A record year for installations helped Germany power growth in onshore wind across Northern and Western Europe, figures from Wood Mackenzie Power & Renewables show.
The analyst group’s Northern and Western Europe Onshore Wind Power Outlook showed Germany notched up 5.3 gigawatts of new capacity in 2017, helping to deliver a record year for onshore wind installations in the region.
The U.K. and France also saw significant capacity additions, said senior analyst Andrea Scassola during a webinar presenting the findings.
In Germany and the U.K. especially, and to a lesser extent Ireland, Finland and Denmark, developers rushed to complete projects before feed-in tariffs gave way to auction mechanisms.
The outlook for Northern Europe, essentially the British Isles plus Denmark, Finland, Norway and Sweden, and Western Europe, including Austria, Benelux, Germany, France, the Netherlands and Switzerland, is mainly dependent on the German market, said Scassola.
There, capacity additions will decline through 2019 but start to pick up from 2020 onward. The country will not break any records this year. A further 3.3 gigawatts are expected in 2018, after which developers will no longer be able to take advantage of feed-in tariffs in Germany.
The future of the German market
Next year will be something of a “gap year,” Scassola said, with just 1 gigawatt of installations because projects awarded in 2017 auctions are not due to come online until 2020.
There is also some uncertainty over how much capacity will come online then because in 2017 “most winning projects were not permitted and that lowers the chances of successful completion,” said Scassola.
However, commissioning rates in Germany will rise thereafter and peak around 2021 and 2022, he said. The country is committed to continuing long-term onshore wind buildouts to help deal with the decommissioning of nuclear and coal power plants.
Nuclear should come offline by 2022, but if wind is to take its place then Germany also needs to increase grid capacity across the country. In addition, the future of the German market will depend to some extent on wind energy costs.
German auction prices dropped throughout 2017, but rose again this year. The reason is that community projects were able to bid last year with a set of privileges that allowed for very low costs but also resulted in greater uncertainty over whether projects would get built.
These privileges were removed this year, which has led to higher prices but also greater certainty that projects will actually come online.
In any case, in Germany and elsewhere, “consistently with cost reduction, onshore wind is becoming increasingly market-based,” Scassola said.
This means that in some markets, developers are not even waiting for the introduction of auctions to start making final investment decisions based on deals with corporate offtakers and, to a lesser extent, merchant sale prospects.
A surge in PPA activity
Corporate power-purchase agreements (PPAs) have so far cropped up in only a handful of markets, Scassola said, such as Norway, Sweden, the Netherlands, U.K. and Ireland.
In the Nordic countries, he said, PPAs could play a major role in making projects viable in the face of subsidy pricing uncertainty.
In the future, though, corporate PPAs could also provide opportunities for developers in Ireland, Finland and the U.K., where government support could remain capped by auctions.
Wood Mackenzie Power & Renewables is not alone in predicting a surge in onshore wind PPA activity.
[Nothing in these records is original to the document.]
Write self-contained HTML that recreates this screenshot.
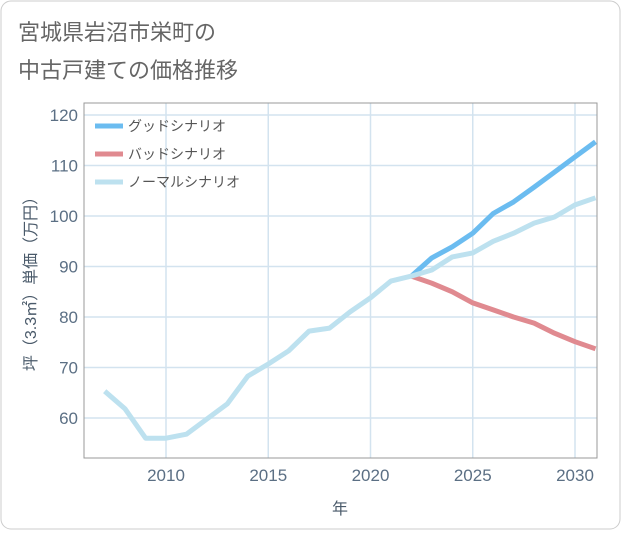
<!DOCTYPE html>
<html><head><meta charset="utf-8"><style>
body{margin:0;background:#fff;font-family:"Liberation Sans","Noto Sans CJK JP",sans-serif;}
#wrap{position:relative;width:621px;height:530px;}
</style></head><body>
<div id="wrap">
<svg id="svg" width="621" height="530" xmlns="http://www.w3.org/2000/svg">
<rect x="1" y="1" width="619" height="528" rx="10" fill="#fff" stroke="#ccc"/>
<text x="18" y="40" font-size="22" fill="#666">宮城県岩沼市栄町の</text>
<text x="18" y="78" font-size="22" fill="#666">中古戸建ての価格推移</text>
<g id="grid"></g><g id="lines"></g><g id="axes"></g>
<text transform="translate(36,280) rotate(-90)" text-anchor="middle" font-size="16" fill="#4a5a6a">坪（3.3㎡）単価（万円）</text>
<text x="340" y="514" text-anchor="middle" font-size="16" fill="#4a5a6a">年</text>
<g>
<line x1="95" y1="126" x2="123" y2="126" stroke="#6bbcf0" stroke-width="5"/>
<text x="128" y="131" font-size="14" fill="#555">グッドシナリオ</text>
<line x1="95" y1="154" x2="123" y2="154" stroke="#e08a90" stroke-width="5"/>
<text x="128" y="159" font-size="14" fill="#555">バッドシナリオ</text>
<line x1="95" y1="182" x2="123" y2="182" stroke="#bde1ef" stroke-width="5"/>
<text x="128" y="187" font-size="14" fill="#555">ノーマルシナリオ</text>
</g>
</svg></div>
<script>
const years=[2007,2008,2009,2010,2011,2012,2013,2014,2015,2016,2017,2018,2019,2020,2021,2022,2023,2024,2025,2026,2027,2028,2029,2030,2031];
const normal=[65.3,61.8,56,56,56.8,59.8,62.8,68.3,70.7,73.3,77.2,77.8,81,83.8,87.1,88.1,89.3,91.9,92.7,95,96.6,98.6,99.8,102.2,103.6];
const goodYears=[2022,2023,2024,2025,2026,2027,2028,2029,2030,2031];
const good=[88.1,91.7,93.9,96.6,100.5,102.8,105.7,108.7,111.7,114.7];
const bad=[88.1,86.7,85,82.8,81.4,80,78.8,76.8,75.1,73.7];
const xTicks=[2010,2015,2020,2025,2030];
const yTicks=[60,70,80,90,100,110,120];
const L=84,R=597,T=103,B=458;
const xs=y=>166+(y-2010)*20.45;
const ys=v=>418-(v-60)*5.05;
const NS="http://www.w3.org/2000/svg";
function mk(tag,attrs,parent){const e=document.createElementNS(NS,tag);for(const k in attrs)e.setAttribute(k,attrs[k]);document.getElementById(parent).appendChild(e);return e;}
const frame=mk('rect',{x:L,y:T,width:R-L,height:B-T,fill:'none',stroke:'#999','stroke-width':1},'axes');


xTicks.forEach(t=>{
  const g=mk('line',{x1:xs(t),x2:xs(t),y1:T,y2:B,stroke:'#d3e3ef','stroke-width':1.5},'grid');
  
  
  const tx=mk('text',{x:xs(t),y:B+23,'text-anchor':'middle','font-size':17,fill:'#5b6f84'},'axes');
  tx.textContent=t;
  
  
});
yTicks.forEach(t=>{
  const g=mk('line',{x1:L,x2:R,y1:ys(t),y2:ys(t),stroke:'#d3e3ef','stroke-width':1.5},'grid');
  
  
  const tx=mk('text',{x:L-6,y:ys(t)+6,'text-anchor':'end','font-size':17,fill:'#5b6f84'},'axes');
  tx.textContent=t;
  
  
});
function line(xv,yv,color,name){
  const d=xv.map((x,i)=>(i?'L':'M')+xs(x).toFixed(1)+','+ys(yv[i]).toFixed(1)).join(' ');
  const p=mk('path',{d:d,fill:'none',stroke:color,'stroke-width':5,'stroke-linejoin':'round'},'lines');
  
  
}
line(goodYears,good,'#6bbcf0','good-scenario-line');
line(goodYears,bad,'#e08a90','bad-scenario-line');
line(years,normal,'#bde1ef','normal-scenario-line');
</script>
</body></html>
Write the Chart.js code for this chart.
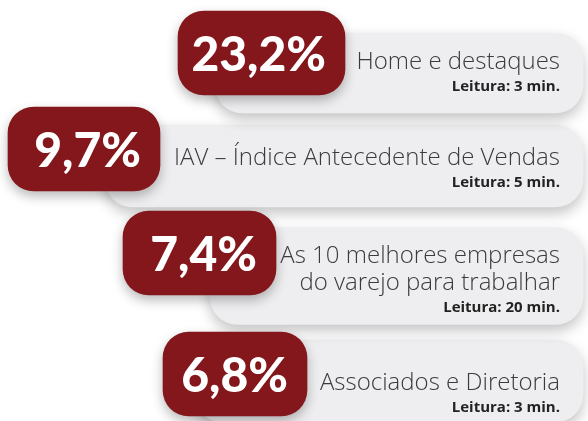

The industry body WindEurope has also claimed that a PPA revolution is just around the corner.
Regardless, Scassola said, “policy should play a key role in ensuring growth to 2030, because obviously there is a high level of uncertainty that goes with unsubsidized projects. Policy will be key to maintaining revenue stability.”
"Policy is also key to meeting decarbonization targets as well as renewable energy objectives," he said.
On the policy front, subsidy mechanisms are in flux across Northern and Western Europe, with some markets having up to three different forms of support for onshore wind.
Most markets are now moving toward auctions. But even this option could fade after 2020, when the need for state aid will need to be justified according to Europe’s new Renewable Energy Directive, Scassola said.